$6,700 a month. Zero mercy.

That phrase exploded across the internet after 50 Cent appeared to publicly sever ties with his eldest son, Marquise Jackson, following a bitter and very public dispute over money, responsibility, and inheritance. What began as a complaint about child support quickly escalated into one of the most uncomfortable family dramas hip-hop has ever witnessed — played out in real time on social media.

The spark came when Marquise, then a young adult, suggested publicly that the $6,700 per month his father had paid in child support was not enough to live comfortably. To many observers, the comment landed poorly, especially given 50 Cent’s long-documented rise from poverty and his reputation for blunt, often ruthless honesty.

50 Cent did not respond quietly.

Instead, he fired back in a series of posts and interviews that shocked even longtime fans. In one of his most quoted remarks, the rap mogul suggested that he would rather see his fortune destroyed than passed down to a son who, in his view, felt entitled to it without gratitude or accountability. The statement was widely interpreted as a declaration that Marquise would receive no inheritance — not a dime.

To some, the response felt cruel. To others, it felt consistent.

50 Cent has never hidden his belief that hardship builds character. He has repeatedly said that his own struggles — hunger, violence, rejection — forged the discipline that later fueled his success. In that context, he framed the dispute not as greed, but as principle. “If you grow up thinking money just shows up,” he implied, “you’ll never learn how to stand on your own.”

But the public nature of the fallout is what made it so divisive.

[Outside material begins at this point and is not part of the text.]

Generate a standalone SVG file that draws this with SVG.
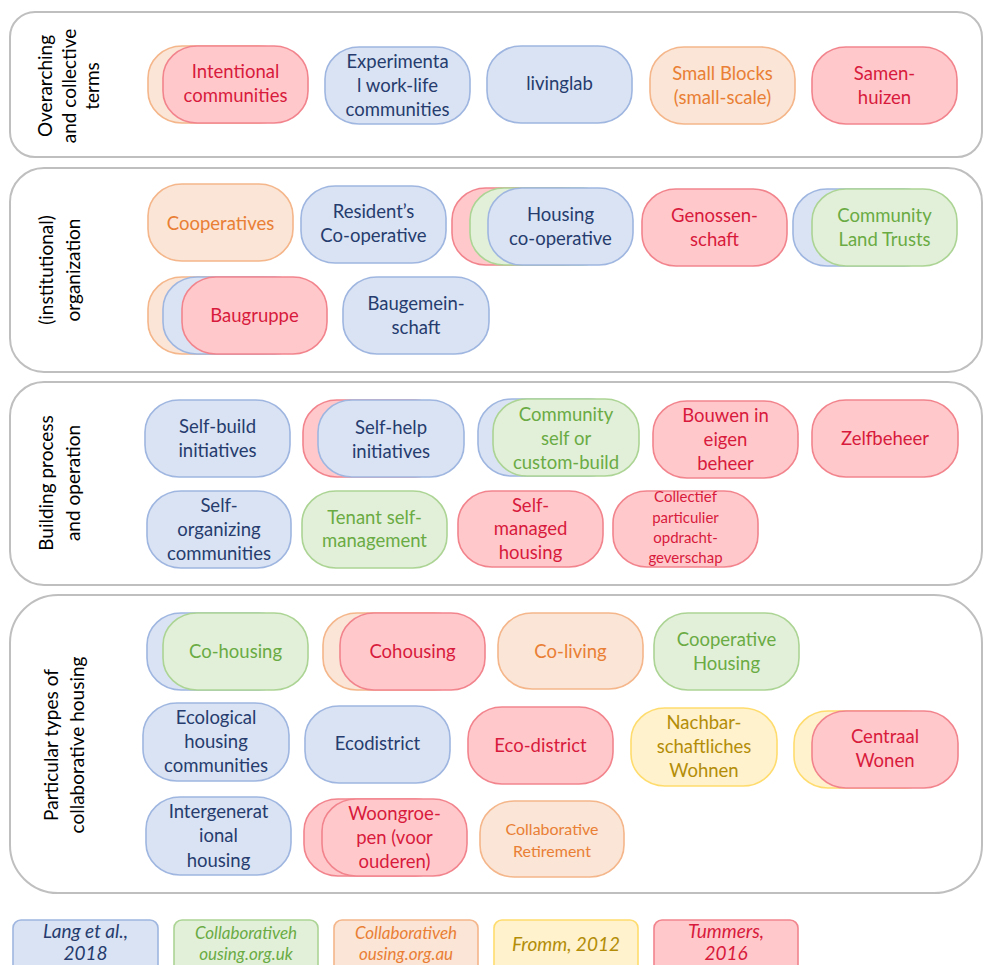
<svg xmlns="http://www.w3.org/2000/svg" width="984" height="965" viewBox="0 0 984 965">
  <style>
    .panel { fill: #ffffff; stroke: #bfbfbf; stroke-width: 2; }
    .pill { stroke-width: 1.6; }
    .b { fill: #dae3f3; stroke: #9fb6e0; }
    .g { fill: #e2f0d9; stroke: #acd494; }
    .o { fill: #fbe5d6; stroke: #f4b68a; }
    .y { fill: #fff2cc; stroke: #ffdc6e; }
    .r { fill: #ffc9cc; stroke: #f2848d; }
    text { font-family: Lato, "Open Sans", "Liberation Sans", sans-serif; font-size: 18.5px; text-anchor: middle; }
    .side { fill: #000000; font-size: 19px; }
    .tb { fill: #263c6e; }
    .tg { fill: #6aab44; }
    .to { fill: #e97f35; }
    .ty { fill: #b38d08; }
    .tr { fill: #d81b3c; }
    .small { font-size: 15px; }
    .leg { font-style: italic; font-size: 19px; }
    .legs { font-style: italic; font-size: 17px; }
  </style>

  <!-- category panels -->
  <g id="panels">
    <rect class="panel" x="10" y="12" width="972" height="145" rx="25"/>
    <rect class="panel" x="10" y="168" width="972" height="204" rx="34"/>
    <rect class="panel" x="10" y="382" width="972" height="203" rx="34"/>
    <rect class="panel" x="10" y="595" width="972" height="298" rx="48"/>
  </g>

  <!-- rotated category headings -->
  <g id="headings">
    <text class="side" transform="translate(0,86) rotate(-90)"><tspan x="0" y="52">Overarching</tspan><tspan x="0" y="76">and collective</tspan><tspan x="0" y="99">terms</tspan></text>
    <text class="side" transform="translate(0,270) rotate(-90)"><tspan x="0" y="53">(institutional)</tspan><tspan x="0" y="80">organization</tspan></text>
    <text class="side" transform="translate(0,483) rotate(-90)"><tspan x="0" y="53">Building process</tspan><tspan x="0" y="80">and operation</tspan></text>
    <text class="side" transform="translate(0,745) rotate(-90)"><tspan x="0" y="58">Particular types of</tspan><tspan x="0" y="84">collaborative housing</tspan></text>
  </g>

  <!-- Overarching and collective terms -->
  <g id="intentional-communities">
    <rect class="pill o" x="148" y="46" width="145" height="77" rx="34" ry="32"/>
    <rect class="pill r" x="163" y="46" width="145" height="77" rx="34" ry="32"/>
    <text class="tr"><tspan x="235.5" y="78">Intentional</tspan><tspan x="235.5" y="102">communities</tspan></text>
  </g>
  <g id="experimental-communities">
    <rect class="pill b" x="325" y="47" width="145" height="77" rx="34" ry="32"/>
    <text class="tb"><tspan x="397.5" y="68">Experimenta</tspan><tspan x="397.5" y="92">l work-life</tspan><tspan x="397.5" y="116">communities</tspan></text>
  </g>
  <g id="livinglab">
    <rect class="pill b" x="487" y="46" width="145" height="77" rx="34" ry="32"/>
    <text class="tb" x="559.5" y="90">livinglab</text>
  </g>
  <g id="small-blocks">
    <rect class="pill o" x="650" y="47" width="145" height="77" rx="34" ry="32"/>
    <text class="to"><tspan x="722.5" y="80">Small Blocks</tspan><tspan x="722.5" y="104">(small-scale)</tspan></text>
  </g>
  <g id="samenhuizen">
    <rect class="pill r" x="812" y="47" width="145" height="77" rx="34" ry="32"/>
    <text class="tr"><tspan x="884.5" y="80">Samen-</tspan><tspan x="884.5" y="104">huizen</tspan></text>
  </g>

  <!-- (institutional) organization -->
  <g id="cooperatives">
    <rect class="pill o" x="148" y="184" width="145" height="77" rx="34" ry="32"/>
    <text class="to" x="220.5" y="230">Cooperatives</text>
  </g>
  <g id="residents-cooperative">
    <rect class="pill b" x="301" y="186" width="145" height="77" rx="34" ry="32"/>
    <text class="tb"><tspan x="373.5" y="218">Resident’s</tspan><tspan x="373.5" y="242">Co-operative</tspan></text>
  </g>
  <g id="housing-cooperative">
    <rect class="pill r" x="452" y="188" width="145" height="77" rx="34" ry="32"/>
    <rect class="pill g" x="470" y="188" width="145" height="77" rx="34" ry="32"/>
    <rect class="pill b" x="488" y="188" width="145" height="77" rx="34" ry="32"/>
    <text class="tb"><tspan x="560.5" y="221">Housing</tspan><tspan x="560.5" y="245">co-operative</tspan></text>
  </g>
  <g id="genossenschaft">
    <rect class="pill r" x="642" y="189" width="145" height="77" rx="34" ry="32"/>
    <text class="tr"><tspan x="714.5" y="222">Genossen-</tspan><tspan x="714.5" y="246">schaft</tspan></text>
  </g>
  <g id="community-land-trusts">
    <rect class="pill b" x="793" y="189" width="145" height="77" rx="34" ry="32"/>
    <rect class="pill g" x="812" y="189" width="145" height="77" rx="34" ry="32"/>
    <text class="tg"><tspan x="884.5" y="222">Community</tspan><tspan x="884.5" y="246">Land Trusts</tspan></text>
  </g>
  <g id="baugruppe">
    <rect class="pill o" x="148" y="277" width="145" height="77" rx="34" ry="32"/>
    <rect class="pill b" x="163" y="277" width="145" height="77" rx="34" ry="32"/>
    <rect class="pill r" x="182" y="277" width="145" height="77" rx="34" ry="32"/>
    <text class="tr" x="254.5" y="322">Baugruppe</text>
  </g>
  <g id="baugemeinschaft">
    <rect class="pill b" x="343" y="277" width="146" height="77" rx="34" ry="32"/>
    <text class="tb"><tspan x="416" y="310">Baugemein-</tspan><tspan x="416" y="334">schaft</tspan></text>
  </g>

  <!-- Building process and operation -->
  <g id="self-build">
    <rect class="pill b" x="145" y="400" width="145" height="77" rx="34" ry="32"/>
    <text class="tb"><tspan x="217.5" y="433">Self-build</tspan><tspan x="217.5" y="457">initiatives</tspan></text>
  </g>
  <g id="self-help">
    <rect class="pill r" x="303" y="400" width="145" height="77" rx="34" ry="32"/>
    <rect class="pill b" x="318" y="400" width="146" height="77" rx="34" ry="32"/>
    <text class="tb"><tspan x="391" y="434">Self-help</tspan><tspan x="391" y="458">initiatives</tspan></text>
  </g>
  <g id="community-self-build">
    <rect class="pill b" x="478" y="399" width="145" height="77" rx="34" ry="32"/>
    <rect class="pill g" x="493" y="399" width="146" height="77" rx="34" ry="32"/>
    <text class="tg"><tspan x="566" y="421">Community</tspan><tspan x="566" y="445">self or</tspan><tspan x="566" y="469">custom-build</tspan></text>
  </g>
  <g id="bouwen-in-eigen-beheer">
    <rect class="pill r" x="653" y="401" width="145" height="77" rx="34" ry="32"/>
    <text class="tr"><tspan x="725.5" y="422">Bouwen in</tspan><tspan x="725.5" y="446">eigen</tspan><tspan x="725.5" y="470">beheer</tspan></text>
  </g>
  <g id="zelfbeheer">
    <rect class="pill r" x="812" y="400" width="146" height="77" rx="34" ry="32"/>
    <text class="tr" x="885" y="445">Zelfbeheer</text>
  </g>
  <g id="self-organizing">
    <rect class="pill b" x="147" y="491" width="144" height="77" rx="34" ry="32"/>
    <text class="tb"><tspan x="219" y="512">Self-</tspan><tspan x="219" y="536">organizing</tspan><tspan x="219" y="560">communities</tspan></text>
  </g>
  <g id="tenant-self-management">
    <rect class="pill g" x="302" y="491" width="145" height="77" rx="34" ry="32"/>
    <text class="tg"><tspan x="374.5" y="524">Tenant self-</tspan><tspan x="374.5" y="547">management</tspan></text>
  </g>
  <g id="self-managed-housing">
    <rect class="pill r" x="458" y="491" width="145" height="76" rx="34" ry="32"/>
    <text class="tr"><tspan x="530.5" y="512">Self-</tspan><tspan x="530.5" y="535">managed</tspan><tspan x="530.5" y="559">housing</tspan></text>
  </g>
  <g id="collectief-particulier">
    <rect class="pill r" x="613" y="491" width="145" height="76" rx="34" ry="32"/>
    <text class="tr small"><tspan x="685.5" y="502">Collectief</tspan><tspan x="685.5" y="523">particulier</tspan><tspan x="685.5" y="543">opdracht-</tspan><tspan x="685.5" y="563">geverschap</tspan></text>
  </g>

  <!-- Particular types of collaborative housing -->
  <g id="co-housing">
    <rect class="pill b" x="147" y="613" width="145" height="77" rx="34" ry="32"/>
    <rect class="pill g" x="163" y="613" width="145" height="77" rx="34" ry="32"/>
    <text class="tg" x="235.5" y="658">Co-housing</text>
  </g>
  <g id="cohousing">
    <rect class="pill o" x="323" y="613" width="145" height="77" rx="34" ry="32"/>
    <rect class="pill r" x="340" y="613" width="145" height="77" rx="34" ry="32"/>
    <text class="tr" x="412.5" y="658">Cohousing</text>
  </g>
  <g id="co-living">
    <rect class="pill o" x="498" y="613" width="145" height="76" rx="34" ry="32"/>
    <text class="to" x="570.5" y="658">Co-living</text>
  </g>
  <g id="cooperative-housing">
    <rect class="pill g" x="654" y="613" width="145" height="77" rx="34" ry="32"/>
    <text class="tg"><tspan x="726.5" y="646">Cooperative</tspan><tspan x="726.5" y="670">Housing</tspan></text>
  </g>
  <g id="ecological-housing">
    <rect class="pill b" x="143" y="703" width="146" height="78" rx="34" ry="32"/>
    <text class="tb"><tspan x="216" y="724">Ecological</tspan><tspan x="216" y="748">housing</tspan><tspan x="216" y="772">communities</tspan></text>
  </g>
  <g id="ecodistrict">
    <rect class="pill b" x="305" y="706" width="145" height="77" rx="34" ry="32"/>
    <text class="tb" x="377.5" y="750">Ecodistrict</text>
  </g>
  <g id="eco-district">
    <rect class="pill r" x="468" y="707" width="145" height="77" rx="34" ry="32"/>
    <text class="tr" x="540.5" y="752">Eco-district</text>
  </g>
  <g id="nachbarschaftliches-wohnen">
    <rect class="pill y" x="631" y="708" width="146" height="78" rx="34" ry="32"/>
    <text class="ty"><tspan x="704" y="729">Nachbar-</tspan><tspan x="704" y="753">schaftliches</tspan><tspan x="704" y="777">Wohnen</tspan></text>
  </g>
  <g id="centraal-wonen">
    <rect class="pill y" x="794" y="711" width="145" height="77" rx="34" ry="32"/>
    <rect class="pill r" x="812" y="711" width="146" height="77" rx="34" ry="32"/>
    <text class="tr"><tspan x="885" y="743">Centraal</tspan><tspan x="885" y="767">Wonen</tspan></text>
  </g>
  <g id="intergenerational-housing">
    <rect class="pill b" x="146" y="797" width="145" height="78" rx="34" ry="32"/>
    <text class="tb"><tspan x="218.5" y="818">Intergenerat</tspan><tspan x="218.5" y="842">ional</tspan><tspan x="218.5" y="867">housing</tspan></text>
  </g>
  <g id="woongroepen">
    <rect class="pill r" x="304" y="799" width="145" height="77" rx="34" ry="32"/>
    <rect class="pill r" x="322" y="799" width="145" height="77" rx="34" ry="32"/>
    <text class="tr"><tspan x="394.5" y="820">Woongroe-</tspan><tspan x="394.5" y="844">pen (voor</tspan><tspan x="394.5" y="868">ouderen)</tspan></text>
  </g>
  <g id="collaborative-retirement">
    <rect class="pill o" x="480" y="801" width="144" height="76" rx="34" ry="32"/>
    <text class="to" style="font-size:16px"><tspan x="552" y="835">Collaborative</tspan><tspan x="552" y="857">Retirement</tspan></text>
  </g>

  <!-- source legend -->
  <g id="legend">
    <g id="legend-lang">
      <rect class="pill b" x="13" y="920" width="145" height="62" rx="8"/>
      <text class="tb leg"><tspan x="85.5" y="938">Lang et al.,</tspan><tspan x="85.5" y="960">2018</tspan></text>
    </g>
    <g id="legend-uk">
      <rect class="pill g" x="174" y="920" width="144" height="62" rx="8"/>
      <text class="tg legs"><tspan x="246" y="939">Collaborativeh</tspan><tspan x="246" y="960">ousing.org.uk</tspan></text>
    </g>
    <g id="legend-au">
      <rect class="pill o" x="334" y="920" width="144" height="62" rx="8"/>
      <text class="to legs"><tspan x="406" y="939">Collaborativeh</tspan><tspan x="406" y="960">ousing.org.au</tspan></text>
    </g>
    <g id="legend-fromm">
      <rect class="pill y" x="494" y="920" width="144" height="62" rx="8"/>
      <text class="ty leg" x="566" y="951">Fromm, 2012</text>
    </g>
    <g id="legend-tummers">
      <rect class="pill r" x="654" y="920" width="144" height="62" rx="8"/>
      <text class="tr leg"><tspan x="726" y="938">Tummers,</tspan><tspan x="726" y="960">2016</tspan></text>
    </g>
  </g>
</svg>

Screenshots, captions, and interviews blurred the line between personal pain and public performance. Fans debated endlessly: Was 50 Cent setting boundaries — or punishing his son? Was Marquise voicing genuine frustration — or ignoring privilege? Social media turned a fractured relationship into a morality play, with no clear hero.

 

 

What often gets lost is the emotional subtext. 50 Cent has hinted that the rift wasn’t just about money, but about loyalty, influence, and years of unresolved conflict between parents. In several comments, he suggested that the relationship had been poisoned long before the inheritance issue ever surfaced.

“This didn’t start with $6,700,” one insider noted. “That was just the match.”

Over time, 50 Cent doubled down on his stance. He reiterated that wealth should not be automatic, that legacy must be earned, and that blood alone does not entitle anyone to the fruits of another person’s labor. Whether said in anger, sarcasm, or painful sincerity, the message was unmistakable: there would be no financial safety net.

Yet even critics acknowledge the tragedy beneath the bravado.

Behind the headlines is a father and son who no longer speak — a relationship reduced to soundbites and screenshots. What might have remained a private family conflict instead became a cautionary tale about fame, money, and the cost of unresolved wounds.

In the end, the inheritance fight wasn’t really about dollars.

It was about power, pain, and a question that still hangs unanswered:

When success hardens into armor, can it still make room for forgiveness?